Prpa’s research covers the history of the twentieth century, the intellectual history of Serbia, and the history of ideas pertaining to the Yugoslav states.
After the downfall of Slobodan Milošević, Zoran Djindjić, the democratic prime minister of the Federal Republic of Yugoslavia, asked Prpa to lead the Historical Archives of Belgrade. In an interview with COURAGE, she recalls her hesitation. Until then, she had only conducted research and had never led a public institution. Djindjić insisted by arguing that a democratic state should renew its institutions, and that intellectuals should take action.

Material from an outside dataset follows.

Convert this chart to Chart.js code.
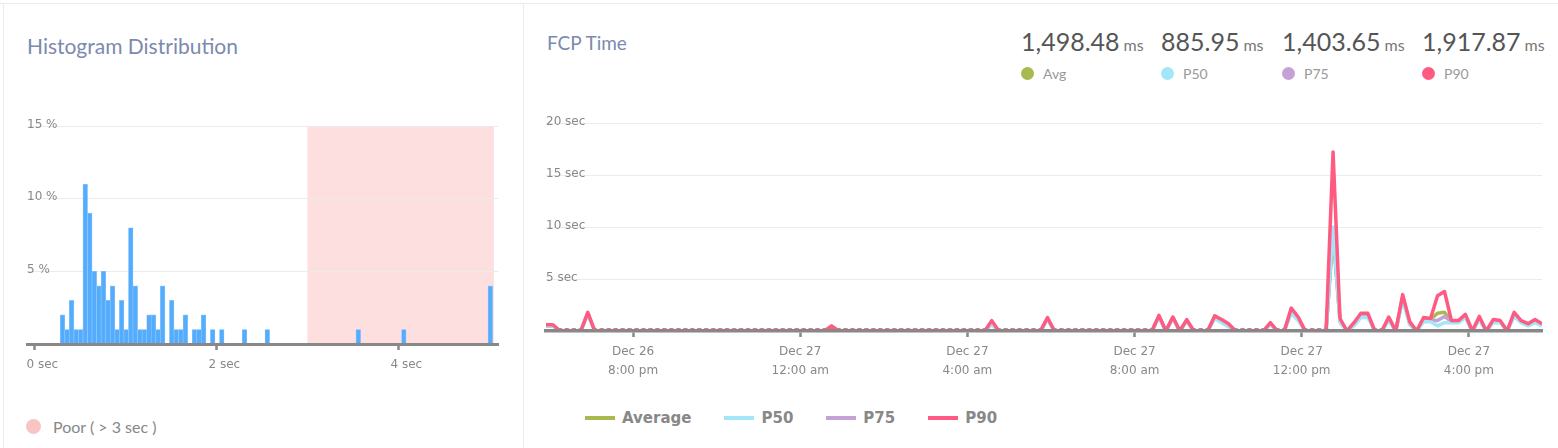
<!DOCTYPE html>
<html>
<head>
<meta charset="utf-8">
<title>FCP Time</title>
<script src="https://cdn.jsdelivr.net/npm/chart.js@4.4.1/dist/chart.umd.min.js"></script>
<style>
  body { margin: 0; width: 1558px; height: 448px; overflow: hidden; background: #fff; position: relative; font-family: Lato, "Noto Sans", sans-serif; }
  .edge { position: absolute; background: #ececec; }
  .title { position: absolute; font-size: 19px; line-height: 24px; color: #7b8aae; white-space: nowrap; }
  .box { position: absolute; }
  .stat { position: absolute; top: 26px; line-height: 30px; white-space: nowrap; color: #555; }
  .stat b { font-weight: 400; font-size: 25px; }
  .stat span { font-size: 16px; color: #777; margin-left: 4px; }
  .key { position: absolute; top: 66px; line-height: 16px; font-size: 14px; color: #999; padding-left: 22px; white-space: nowrap; }
  .key i { position: absolute; left: 0; top: 1px; width: 13px; height: 13px; border-radius: 50%; }
  #legend { position: absolute; left: 585px; top: 407px; white-space: nowrap; font: bold 15px "DejaVu Sans", sans-serif; color: #888; }
  #legend div { display: inline-block; margin-right: 33px; line-height: 22px; }
  #legend i { display: inline-block; width: 30px; height: 4px; margin-right: 7px; vertical-align: middle; position: relative; top: -1px; }
  .poor { position: absolute; left: 26px; top: 416px; font-size: 16px; line-height: 22px; color: #888; padding-left: 27px; white-space: nowrap; }
  .poor i { position: absolute; left: 0; top: 3px; width: 15px; height: 15px; border-radius: 50%; background: #f9c4c4; }
</style>
</head>
<body>
<div class="edge" style="left:0;top:3px;width:1558px;height:1px"></div>
<div class="edge" style="left:3px;top:3px;width:1px;height:445px"></div>
<div class="edge" style="left:523px;top:3px;width:1px;height:445px"></div>

<div class="title" style="left:27px;top:34px;font-size:21px">Histogram Distribution</div>
<div class="title" style="left:547px;top:31px">FCP Time</div>

<div class="box" style="left:0;top:100px;width:520px;height:290px"><canvas id="histChart" width="520" height="290"></canvas></div>
<div class="poor"><i></i>Poor ( &gt; 3 sec )</div>

<div id="stats"></div>
<div class="box" style="left:523px;top:95px;width:1035px;height:300px"><canvas id="fcpChart" width="1035" height="300"></canvas></div>
<div id="legend"></div>

<script>
// histogram buckets (0.05 s wide), centre of bucket in seconds -> share of loads in %
const histSec = [0.31, 0.36, 0.41, 0.46, 0.51, 0.56, 0.61, 0.66, 0.71, 0.76, 0.81, 0.86, 0.91, 0.96, 1.01, 1.06,
                 1.11, 1.16, 1.21, 1.26, 1.31, 1.36, 1.41, 1.51, 1.56, 1.61, 1.66, 1.76, 1.81, 1.86, 1.96, 2.06,
                 2.31, 2.56, 3.56, 4.06, 5.01];
const histPct = [2, 1, 3, 1, 1, 11, 9, 5, 4, 5, 3, 4, 1, 3, 1, 8,
                 4, 1, 1, 2, 2, 1, 4, 3, 1, 1, 2, 1, 1, 2, 1, 1,
                 1, 1, 1, 1, 4];
const histTicks = [0, 2, 4];
const poorFrom = 3;
const poorTo = 5.05;

// FCP over time, one sample every 10 min starting Dec 26 5:55 pm (x = minutes after 6:00 pm)
const firstSample = -5;
const sampleStep = 10;
const p90Sec = [
  0.6, 0.6, 0, 0, 0, 0, 1.8, 0, 0, 0, 0, 0,
  0, 0, 0, 0, 0, 0, 0, 0, 0, 0, 0, 0,
  0, 0, 0, 0, 0, 0, 0, 0, 0, 0, 0, 0,
  0, 0, 0, 0, 0, 0.5, 0, 0, 0, 0, 0, 0,
  0, 0, 0, 0, 0, 0, 0, 0, 0, 0, 0, 0,
  0, 0, 0, 0, 1.0, 0, 0, 0, 0, 0, 0, 0,
  1.3, 0, 0, 0, 0, 0, 0, 0, 0, 0, 0, 0,
  0, 0, 0, 0, 1.5, 0, 1.35, 0, 1.1, 0, 0, 0,
  1.45, 1.1, 0.7, 0, 0, 0, 0, 0, 0.8, 0, 0, 2.2,
  1.35, 0, 0, 0, 0, 17.2, 1.2, 0, 0.8, 1.7, 1.7, 0,
  0, 1.35, 0, 3.5, 0.9, 0, 1.3, 1.2, 3.4, 3.8, 1.0, 1.0,
  1.6, 0, 1.4, 0, 1.1, 1.0, 0, 1.8, 1.0, 0.7, 1.1, 0.7
];
const p75Sec = [
  0.5, 0.5, 0, 0, 0, 0, 1.7, 0, 0, 0, 0, 0,
  0, 0, 0, 0, 0, 0, 0, 0, 0, 0, 0, 0,
  0, 0, 0, 0, 0, 0, 0, 0, 0, 0, 0, 0,
  0, 0, 0, 0, 0, 0.4, 0, 0, 0, 0, 0, 0,
  0, 0, 0, 0, 0, 0, 0, 0, 0, 0, 0, 0,
  0, 0, 0, 0, 0.8, 0, 0, 0, 0, 0, 0, 0,
  1.2, 0, 0, 0, 0, 0, 0, 0, 0, 0, 0, 0,
  0, 0, 0, 0, 1.4, 0, 1.3, 0, 1.0, 0, 0, 0,
  1.35, 0.95, 0.6, 0, 0, 0, 0, 0, 0.7, 0, 0, 2.0,
  1.2, 0, 0, 0, 0, 9.6, 1.0, 0, 0.7, 1.5, 1.5, 0,
  0, 1.2, 0, 3.3, 0.8, 0, 1.0, 1.0, 1.0, 1.4, 0.9, 0.9,
  1.4, 0, 1.2, 0, 0.9, 0.9, 0, 1.6, 0.9, 0.6, 0.9, 0.6
];
const p50Sec = [
  0.5, 0.5, 0, 0, 0, 0, 1.6, 0, 0, 0, 0, 0,
  0, 0, 0, 0, 0, 0, 0, 0, 0, 0, 0, 0,
  0, 0, 0, 0, 0, 0, 0, 0, 0, 0, 0, 0,
  0, 0, 0, 0, 0, 0.4, 0, 0, 0, 0, 0, 0,
  0, 0, 0, 0, 0, 0, 0, 0, 0, 0, 0, 0,
  0, 0, 0, 0, 0.6, 0, 0, 0, 0, 0, 0, 0,
  1.1, 0, 0, 0, 0, 0, 0, 0, 0, 0, 0, 0,
  0, 0, 0, 0, 1.3, 0, 1.2, 0, 1.0, 0, 0, 0,
  1.2, 0.8, 0.4, 0, 0, 0, 0, 0, 0.6, 0, 0, 1.7,
  1.0, 0, 0, 0, 0, 10.0, 0.8, 0, 0.5, 1.3, 1.3, 0,
  0, 1.0, 0, 3.0, 0.6, 0, 0.9, 0.9, 0.5, 0.8, 0.8, 0.8,
  1.3, 0, 1.1, 0, 0.8, 0.8, 0, 1.4, 0.8, 0.5, 0.8, 0.5
];
const avgSec = [
  0.5, 0.5, 0, 0, 0, 0, 1.7, 0, 0, 0, 0, 0,
  0, 0, 0, 0, 0, 0, 0, 0, 0, 0, 0, 0,
  0, 0, 0, 0, 0, 0, 0, 0, 0, 0, 0, 0,
  0, 0, 0, 0, 0, 0.4, 0, 0, 0, 0, 0, 0,
  0, 0, 0, 0, 0, 0, 0, 0, 0, 0, 0, 0,
  0, 0, 0, 0, 0.8, 0, 0, 0, 0, 0, 0, 0,
  1.2, 0, 0, 0, 0, 0, 0, 0, 0, 0, 0, 0,
  0, 0, 0, 0, 1.4, 0, 1.3, 0, 1.0, 0, 0, 0,
  1.3, 0.9, 0.5, 0, 0, 0, 0, 0, 0.7, 0, 0, 1.9,
  1.2, 0, 0, 0, 0, 9.4, 1.0, 0, 0.7, 1.5, 1.5, 0,
  0, 1.2, 0, 3.2, 0.8, 0, 1.1, 1.1, 1.7, 1.8, 1.0, 0.9,
  1.4, 0, 1.2, 0, 0.9, 0.9, 0, 1.6, 0.9, 0.6, 0.9, 0.6
];
const timeTicks = [120, 360, 600, 840, 1080, 1320];
const timeTickLabels = [['Dec 26', '8:00 pm'], ['Dec 27', '12:00 am'], ['Dec 27', '4:00 am'],
                        ['Dec 27', '8:00 am'], ['Dec 27', '12:00 pm'], ['Dec 27', '4:00 pm']];

const statNames = ['Avg', 'P50', 'P75', 'P90'];
const statValues = ['1,498.48', '885.95', '1,403.65', '1,917.87'];
const legendNames = ['Average', 'P50', 'P75', 'P90'];

const colors = ['#a9b94f', '#a3e6f8', '#c4a2d6', '#ff5a82'];
const statLeft = [1021, 1161, 1282, 1422];

Chart.defaults.font.family = '"DejaVu Sans", Verdana, sans-serif';
Chart.defaults.font.size = 12;
Chart.defaults.color = '#888';

// header numbers + legend
let statsHtml = '';
statNames.forEach((name, i) => {
    statsHtml += `<div class="stat" style="left:${statLeft[i]}px"><b>${statValues[i]}</b><span>ms</span></div>`;
    statsHtml += `<div class="key" style="left:${statLeft[i]}px"><i style="background:${colors[i]}"></i>${name}</div>`;
});
document.getElementById('stats').innerHTML = statsHtml;
document.getElementById('legend').innerHTML = legendNames
    .map((n, i) => `<div><i style="background:${colors[i]}"></i>${n}</div>`).join('');

const axisTicks = {font: {size: 12, lineHeight: 1.55}, color: '#888', padding: 6};

// pink "poor" zone behind the histogram bars
const poorZone = {
    id: 'poorZone',
    beforeDraw(chart) {
        const {ctx, scales: {x, y}} = chart;
        const left = x.getPixelForValue(poorFrom);
        const right = x.getPixelForValue(poorTo);
        const top = y.getPixelForValue(y.max);
        const bottom = y.getPixelForValue(0);
        ctx.save();
        ctx.fillStyle = '#fddfe0';
        ctx.fillRect(left, top, right - left, bottom - top);
        ctx.restore();
    }
};

new Chart(document.getElementById('histChart').getContext('2d'), {
    type: 'bar',
    data: {
        datasets: [{
            data: histSec.map((s, i) => ({x: s, y: histPct[i]})),
            backgroundColor: '#55acfd',
            borderColor: '#8fcaff',
            borderWidth: {left: 0.6, right: 0.6, top: 0.6, bottom: 0},
            categoryPercentage: 1,
            barPercentage: 1
        }]
    },
    plugins: [poorZone],
    options: {
        responsive: false,
        animation: false,
        events: [],
        layout: {padding: {left: 27, right: 21.5, top: 26, bottom: 9.4}},
        plugins: {legend: {display: false}, tooltip: {enabled: false}},
        scales: {
            x: {
                type: 'linear',
                offset: false,
                min: -0.08,
                max: 5.1,
                afterBuildTicks: s => { s.ticks = histTicks.map(v => ({value: v})); },
                grid: {offset: false, drawOnChartArea: false, tickLength: 6, tickWidth: 2.5, tickColor: '#888'},
                border: {color: '#888', width: 3, z: 1},
                ticks: {...axisTicks, labelOffset: 8, callback: v => v + ' sec'}
            },
            y: {
                min: 0,
                max: 15,
                ticks: {...axisTicks, stepSize: 5, mirror: true, padding: 0, labelOffset: -1.5,
                        callback: v => v === 0 ? '' : v + ' %'},
                grid: {color: '#ebebeb', drawTicks: false},
                border: {display: false}
            }
        }
    }
});

function series(label, values, color) {
    return {
        label: label,
        data: values.map((v, i) => ({x: firstSample + i * sampleStep, y: v})),
        borderColor: color,
        backgroundColor: color,
        pointBackgroundColor: color,
        borderWidth: 3.5,
        borderJoinStyle: 'round',
        tension: 0,
        fill: false,
        pointRadius: c => (c.raw && c.raw.y === 0) ? 3 : 0,
        pointBorderWidth: 0,
        pointHoverRadius: 0
    };
}

// first dataset ends up on top, so P90 goes first
new Chart(document.getElementById('fcpChart').getContext('2d'), {
    type: 'line',
    data: {
        datasets: [
            series('P90', p90Sec, colors[3]),
            series('P50', p50Sec, colors[1]),
            series('P75', p75Sec, colors[2]),
            series('Average', avgSec, colors[0])
        ]
    },
    options: {
        responsive: false,
        animation: false,
        events: [],
        layout: {padding: {left: 23, right: 16, top: 28, bottom: 8.8}},
        plugins: {legend: {display: false}, tooltip: {enabled: false}},
        scales: {
            x: {
                type: 'linear',
                min: firstSample,
                max: firstSample + (p90Sec.length - 1) * sampleStep,
                afterBuildTicks: s => { s.ticks = timeTicks.map(v => ({value: v})); },
                grid: {drawOnChartArea: false, tickLength: 6, tickWidth: 2.5, tickColor: '#888'},
                border: {color: '#888', width: 3.5, z: 1},
                ticks: {...axisTicks, callback: (v, i) => timeTickLabels[i]}
            },
            y: {
                min: 0,
                max: 20,
                ticks: {...axisTicks, stepSize: 5, mirror: true, padding: 0, labelOffset: -1.5,
                        callback: v => v === 0 ? '' : v + ' sec'},
                grid: {color: '#ebebeb', drawTicks: false},
                border: {display: false}
            }
        }
    }
});
</script>
</body>
</html>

Prpa eventually agreed, becoming head of the Historical Archives of Belgrade in 2002. At the time, the archives had a very basic digital infrastructure, Prpa remembers, in part from the many years of sanctions during the war, and she also mentions the brainwashing during the Milošević regime. At the suggestion of the UK National Archives, Prpa reformed the Historical Archives of Belgrade, making financial reports and administrative issues available to the public on the institution’s website as well as creating digital catalogues and collecting user statistics. Transparency in administrative matters, particularly financial, used to be unpopular in post-socialist public institutions. However, despite some reluctance, Prpa persisted. When it came to content, Prpa strives to “return culture to history. You know, culture is somehow dodged by historians. Since I have been a historian of a different kind from the beginning, I identified with the social concept of history, or better: total history. So, culture was extremely important to me,” she explained during the interview with COURAGE. Prpa initiated the process of preserving documents with, starting with the Belgrade administration fond from 1837-41. Thus, a publication in six volumes about everyday life in Belgrade was created.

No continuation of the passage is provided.